Auerbach

Quantity trumped quality at the 2010 London Art Fair, held in January at the Business Design Centre in Islington. 116 galleries exhibited at the UK’s largest Modern British and contemporary art fair, offering paintings, sculptures, prints, photographs, ceramics, and mixed media at prices ranging from £25 to £500,000. The spacious, three-floor venue comfortably accommodated the fair’s 23,000 visitors.
One section of the fair, Art Projects, was given over to curated shows by 22 UK and four international galleries, the latter including Foley Gallery (New York), galerie baer (Dresden), Galerie f5,6 (Munich), and Antena Estudio (Mexico City). Art Projects presented solo shows, theme-based group shows, and installations. Foley displayed a selection of Thomas Allen’s witty pulp fiction-inspired photographs, while Golden Thread Gallery featured works executed during, or inspired by, Northern Ireland’s Troubles. Sarawut Chutiwongpeti’s Wishes, Lies and Dreams at HF Contemporary Art purported, without success, to explore the unconscious by means of plexiglass and epoxy bears, monkeys, and skeletons, among other unidentifiable objects.
Another section, Photo50, showcased fifty works of thirteen contemporary photographers selected by a panel of collectors, critics, curators, and museum directors. Highlights here included Flavia Sollner’s Polaroid series The Night and Adam Broomberg and Oliver Chanarin’s photographs of props produced for Stanley Kubrick’s The Shining.
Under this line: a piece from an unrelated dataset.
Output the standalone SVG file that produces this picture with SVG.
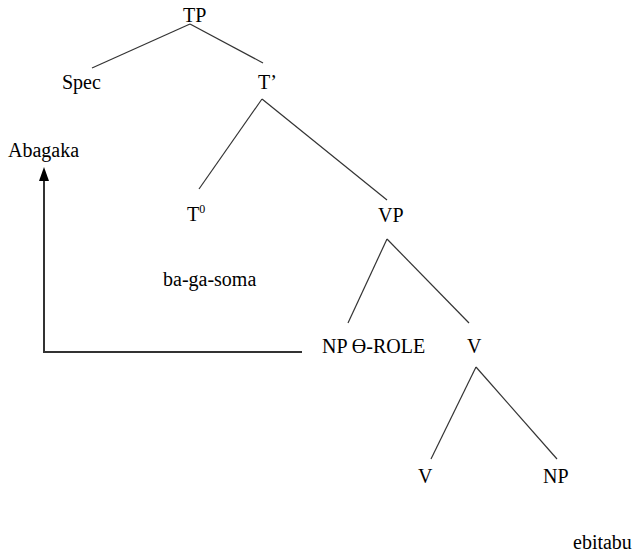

Whereas Art Projects and Photo50 showed art of what was for the most part better-than-average quality, the main fair appeared preoccupied with quantity: plethoric color-field canvases, Impressionistic figure studies and landscapes, colored-paper silhouettes, and Henry Moore-esque bronze casts. Works that caught the eye did so primarily for their sheer kitschness, such as David Reimondo’s resin-cast bread ‘paintings’ at Albemarle Gallery and Heather Nevay’s blindingly bright pseudo-Symbolist works at Cyril Gerber Fine Art and Portal Gallery. Conservative buyers had myriad ‘safe’ options in the form of sub-par prints, including a set of Damian Hirst skulls at Paul Stolper, a handful of Matisse and Picasso lithographs at Gilden’s Arts, and a sprinkling of Bridget Riley Op Art screen prints throughout.

Overall, the London Art Fair pictured a Modern British art lacking originality and ingenuity. Is this lack of inspiration a function of what artists are producing, what galleries chose to show, or what buyers want? The dearth of red dots beside most works at the fair suggests that it’s not the latter. Fair director Jonathan Burton recently predicted that art sales in 2010 will prove better than those in 2009. Judging from the London Art Fair, however, I’d guess that Modern British art won’t be reaping the improved market’s profits.